By Dan Byrne for AMLi
GLOBAL ACCOUNTING firm Ernst and Young will pay damages of $10.8M to a former staff member and money laundering whistle-blower after agreeing to drop a court challenge.
The payment had been ordered by a UK court in April 2020 – a move which EY said it was “surprised and disappointed with,” at the time, vowing to appeal.
But now that the firm has gone back on this appeal, former employee Amjad Rihan will be imbursed the full amount.
It is the end-result of a lawsuit filed against the company after he found evidence that it was facilitating money laundering and did nothing to stop it.
Mr Rihan welcomed the news that EY had agreed to drop the appeal, but he gave a stark criticism of what he called a breach of responsibility and professional ethics within the firm.
“They need to see heads rolling at EY. It’s not satisfactory, when all this has happened, that everyone just stays in place,” he told the BBC Monday.
His comments were a likely reference to the firm’s former managing partner for Europe and MEA Mr Mark Otty, who took the lead in dealing with Mr Rihan’s concerns.
When he gave evidence at the original trial that ended in April 2020, Mr Justice Kerr singled Otty out as “uninterested in questions of professional ethics.”
Mr Otty neither left nor was let go from EY and is currently the deputy chair of the firm’s Global Emerging Markets department.
The scandal ultimately goes back to 2012 when Rihan was working at EY and his audit team discovered $5.2BN in cash paid out by a gold refiner.
That same refiner was also discovered to have disguised a batch of gold bullion as silver in advance of their shipment from the UK to Dubai.

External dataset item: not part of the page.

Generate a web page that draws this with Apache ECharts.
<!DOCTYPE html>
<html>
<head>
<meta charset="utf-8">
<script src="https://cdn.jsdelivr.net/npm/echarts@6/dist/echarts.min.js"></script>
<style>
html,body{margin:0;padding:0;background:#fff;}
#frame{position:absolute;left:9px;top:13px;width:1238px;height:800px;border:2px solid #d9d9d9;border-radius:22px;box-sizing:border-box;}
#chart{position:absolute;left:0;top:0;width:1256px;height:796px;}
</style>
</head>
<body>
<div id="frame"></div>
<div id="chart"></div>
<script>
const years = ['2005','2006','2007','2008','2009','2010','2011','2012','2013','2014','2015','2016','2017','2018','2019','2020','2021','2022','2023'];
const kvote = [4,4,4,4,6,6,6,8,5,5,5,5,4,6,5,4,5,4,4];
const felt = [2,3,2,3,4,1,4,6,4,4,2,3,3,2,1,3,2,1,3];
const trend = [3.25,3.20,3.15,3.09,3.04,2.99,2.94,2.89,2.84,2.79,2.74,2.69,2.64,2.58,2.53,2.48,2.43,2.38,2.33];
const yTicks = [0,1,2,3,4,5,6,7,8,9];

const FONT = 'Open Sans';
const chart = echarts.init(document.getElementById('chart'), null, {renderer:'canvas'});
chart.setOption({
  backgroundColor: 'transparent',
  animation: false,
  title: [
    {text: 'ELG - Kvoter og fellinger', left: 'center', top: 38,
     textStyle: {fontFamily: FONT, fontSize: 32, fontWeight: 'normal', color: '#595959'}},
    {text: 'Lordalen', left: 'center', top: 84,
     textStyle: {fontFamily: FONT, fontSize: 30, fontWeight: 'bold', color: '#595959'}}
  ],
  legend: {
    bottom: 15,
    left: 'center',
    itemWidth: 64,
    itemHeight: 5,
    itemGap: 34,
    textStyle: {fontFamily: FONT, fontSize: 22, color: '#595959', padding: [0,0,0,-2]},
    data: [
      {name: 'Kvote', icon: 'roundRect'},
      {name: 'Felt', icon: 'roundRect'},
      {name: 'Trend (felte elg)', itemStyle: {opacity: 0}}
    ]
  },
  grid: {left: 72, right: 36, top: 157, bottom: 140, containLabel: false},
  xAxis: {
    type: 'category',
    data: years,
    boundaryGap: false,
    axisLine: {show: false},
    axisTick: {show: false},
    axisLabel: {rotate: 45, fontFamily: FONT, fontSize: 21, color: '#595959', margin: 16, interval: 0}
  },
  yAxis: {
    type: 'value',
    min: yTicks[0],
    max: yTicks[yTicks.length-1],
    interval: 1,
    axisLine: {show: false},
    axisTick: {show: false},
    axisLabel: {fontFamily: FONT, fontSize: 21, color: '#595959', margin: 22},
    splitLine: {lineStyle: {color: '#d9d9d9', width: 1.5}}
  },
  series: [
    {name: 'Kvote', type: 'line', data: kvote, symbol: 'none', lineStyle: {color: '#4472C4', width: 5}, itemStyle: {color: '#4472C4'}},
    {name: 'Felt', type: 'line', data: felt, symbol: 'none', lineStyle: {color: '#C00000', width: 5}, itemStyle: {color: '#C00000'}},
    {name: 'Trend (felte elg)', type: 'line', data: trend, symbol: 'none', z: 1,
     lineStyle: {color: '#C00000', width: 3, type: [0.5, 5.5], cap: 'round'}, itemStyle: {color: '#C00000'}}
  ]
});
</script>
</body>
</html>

This was done to comply with gold export limits.
Despite raising these red flags with Otty and other senior figures within EY, none of them were acted on.
EY has largely defended their actions however, saying after the initial damages ruling that their Dubai assurance team uncovered the suspicious activity and that sanctions were ultimately imposed on the gold refiner in question.
Now, after dropping their appeal against the settlement, the firm says that it remains disappointed with the court refusal to consider “underlying findings of face, with which we firmly disagree.”
“With such an impediment, we concluded that our appeal on the law, even if successful, no longer merited the time and resources involved,” a statement read.